→ **EXERCISE DIRECTIONS**
Stop at the line containing "ax.axhline(yt, color='#e9f1f3', lw=2.5, zorder=1)": repeat exactly every line of the entries below from the first up to it, plus that line, with pictures omitted.
-- start of RAW DATA --
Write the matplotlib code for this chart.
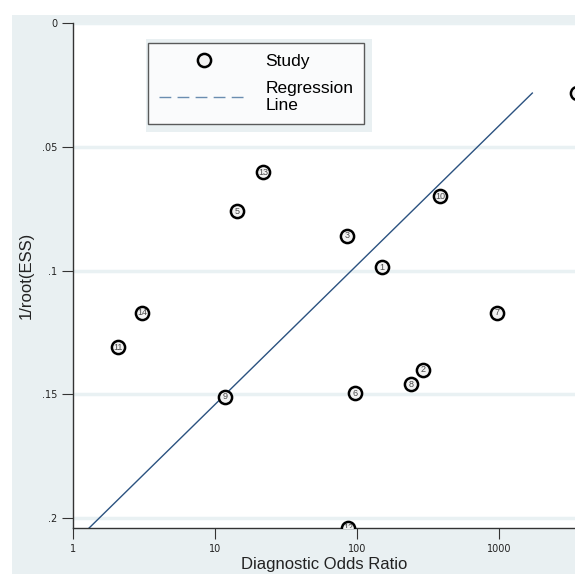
import numpy as np
import matplotlib.pyplot as plt
from matplotlib.lines import Line2D
from matplotlib.patches import Rectangle

plt.rcParams['font.family'] = ['Liberation Sans', 'DejaVu Sans']

# Deeks funnel plot data
study = ['1', '2', '3', '4', '5', '6', '7', '8', '9', '10', '11', '12', '13', '14']
dor = [150, 292, 85, 3550, 14.3, 97, 968, 240, 11.8, 384, 2.07, 86.5, 21.8, 3.06]
inv_ess = [0.0986, 0.140, 0.086, 0.0283, 0.076, 0.1495, 0.117, 0.146, 0.151,
           0.070, 0.131, 0.204, 0.0602, 0.117]

# regression: ln(DOR) = a + b * 1/root(ESS)
reg_a = 8.605
reg_b = -40.9

xticks = [1, 10, 100, 1000]
yticks = [0, 0.05, 0.1, 0.15, 0.2]
ytick_labels = ['0', '.05', '.1', '.15', '.2']

bg = '#e9f0f2'
fig = plt.figure(figsize=(5.75, 5.74), dpi=100)
fig.patches.append(Rectangle((12/575, 0), 1, 1 - 15/574, transform=fig.transFigure,
                             facecolor=bg, edgecolor='none', zorder=-5))

ax = fig.add_axes([73/575, 1 - 528/574, 1 - 73/575, (528 - 23)/574])
ax.set_facecolor('white')
ax.set_xscale('log')
ax.set_xlim(1, 10**3.535)
ax.set_ylim(0.204, 0)

for yt in yticks:
    ax.axhline(yt, color='#e9f1f3', lw=2.5, zorder=1)

# regression line over the range of the data
yy = np.linspace(min(inv_ess), max(inv_ess), 50)
ax.plot(np.exp(reg_a + reg_b * yy), yy, color='#2b5280', lw=1.0, zorder=2)

ax.scatter(dor, inv_ess, s=90, facecolor='#f2f2f2', edgecolor='black',
           linewidth=1.8, zorder=3, clip_on=True)
for s, x, y in zip(study, dor, inv_ess):
    ax.text(x, y, s, fontsize=6.5, color='#4a4a4a', ha='center', va='center',
            zorder=4, clip_on=True)

ax.set_xticks(xticks)
ax.set_xticklabels([str(t) for t in xticks])
ax.minorticks_off()
ax.set_yticks(yticks)
ax.set_yticklabels(ytick_labels)
ax.tick_params(axis='both', labelsize=7, length=8, color='#333333', labelcolor='#222222')
for lab in ax.get_xticklabels() + ax.get_yticklabels():
    lab.set_family('DejaVu Sans')

for side in ['top', 'right']:
    ax.spines[side].set_visible(False)
for side in ['left', 'bottom']:
    ax.spines[side].set_color('#333333')
    ax.spines[side].set_linewidth(1.0)

ax.set_xlabel('Diagnostic Odds Ratio', fontsize=12, labelpad=2, color='#222222')
ax.set_ylabel('1/root(ESS)', fontsize=12, labelpad=6, color='#222222')

# light region behind the legend
ax.add_patch(Rectangle(((146 - 73)/502, 1 - (132 - 23)/505), 226/502, 93/505,
                       transform=ax.transAxes, facecolor=bg, edgecolor='none', zorder=4))

handles = [Line2D([], [], marker='o', ls='none', markersize=9.5, markerfacecolor='#f2f2f2',
                  markeredgecolor='black', markeredgewidth=1.8),
           Line2D([], [], color='#6a8db0', lw=1.0, ls=(0, (8.5, 4.5)))]
leg = ax.legend(handles, ['Study', 'Regression\nLine'], loc='upper left',
                bbox_to_anchor=((148 - 73)/502, 1 - (43 - 23)/505), borderaxespad=0,
                fontsize=12.5, frameon=True, fancybox=False, edgecolor='#333333',
                handlelength=5.2, borderpad=0.62, labelspacing=0.7, handletextpad=0.95)
for t in leg.get_texts():
    t.set_linespacing(1.2)
leg.get_frame().set_linewidth(1.0)
leg.set_zorder(5)

fig.savefig('out.png', dpi=100, facecolor='white')
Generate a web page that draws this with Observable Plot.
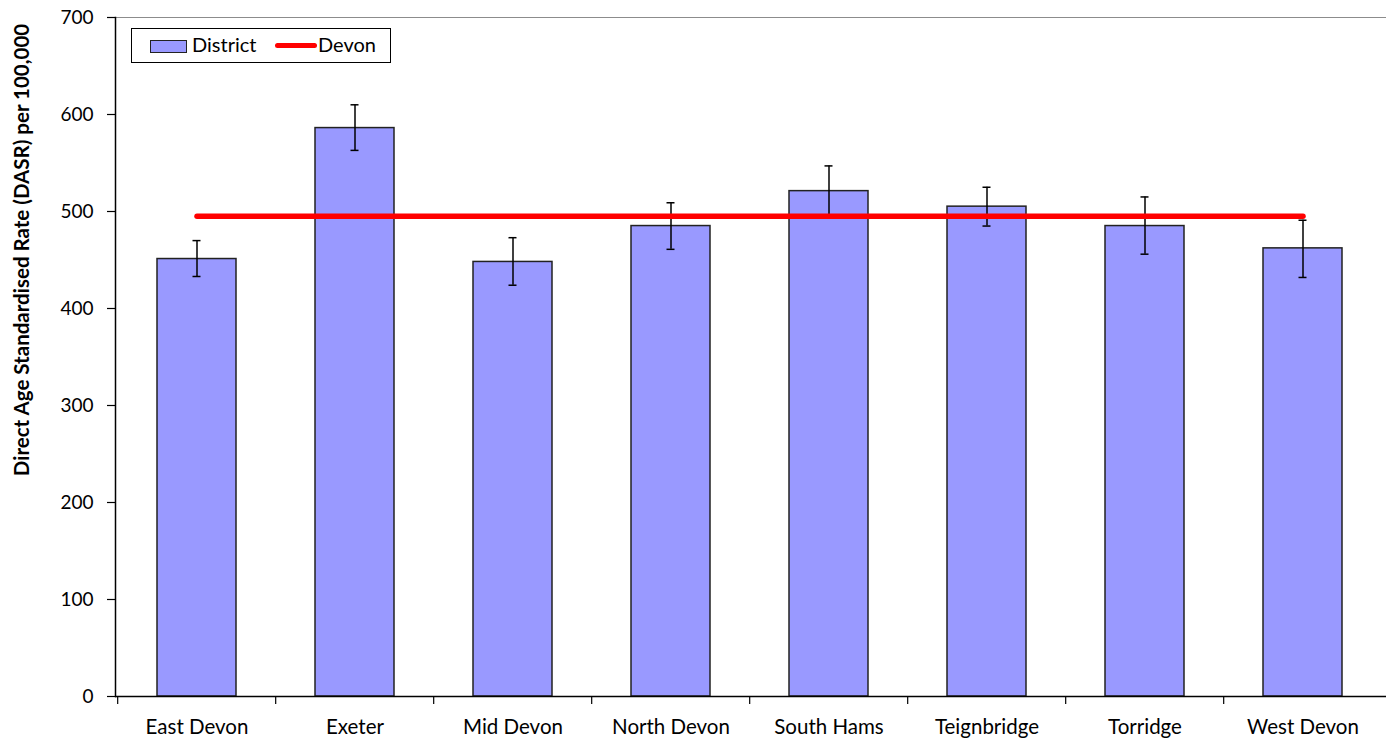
-- end of RAW DATA --
→ **THE ANSWER**
Write the matplotlib code for this chart.
import numpy as np
import matplotlib.pyplot as plt
from matplotlib.lines import Line2D
from matplotlib.patches import Rectangle

plt.rcParams['font.family'] = ['Liberation Sans', 'DejaVu Sans']

# Deeks funnel plot data
study = ['1', '2', '3', '4', '5', '6', '7', '8', '9', '10', '11', '12', '13', '14']
dor = [150, 292, 85, 3550, 14.3, 97, 968, 240, 11.8, 384, 2.07, 86.5, 21.8, 3.06]
inv_ess = [0.0986, 0.140, 0.086, 0.0283, 0.076, 0.1495, 0.117, 0.146, 0.151,
           0.070, 0.131, 0.204, 0.0602, 0.117]

# regression: ln(DOR) = a + b * 1/root(ESS)
reg_a = 8.605
reg_b = -40.9

xticks = [1, 10, 100, 1000]
yticks = [0, 0.05, 0.1, 0.15, 0.2]
ytick_labels = ['0', '.05', '.1', '.15', '.2']

bg = '#e9f0f2'
fig = plt.figure(figsize=(5.75, 5.74), dpi=100)
fig.patches.append(Rectangle((12/575, 0), 1, 1 - 15/574, transform=fig.transFigure,
                             facecolor=bg, edgecolor='none', zorder=-5))

ax = fig.add_axes([73/575, 1 - 528/574, 1 - 73/575, (528 - 23)/574])
ax.set_facecolor('white')
ax.set_xscale('log')
ax.set_xlim(1, 10**3.535)
ax.set_ylim(0.204, 0)

for yt in yticks:
    ax.axhline(yt, color='#e9f1f3', lw=2.5, zorder=1)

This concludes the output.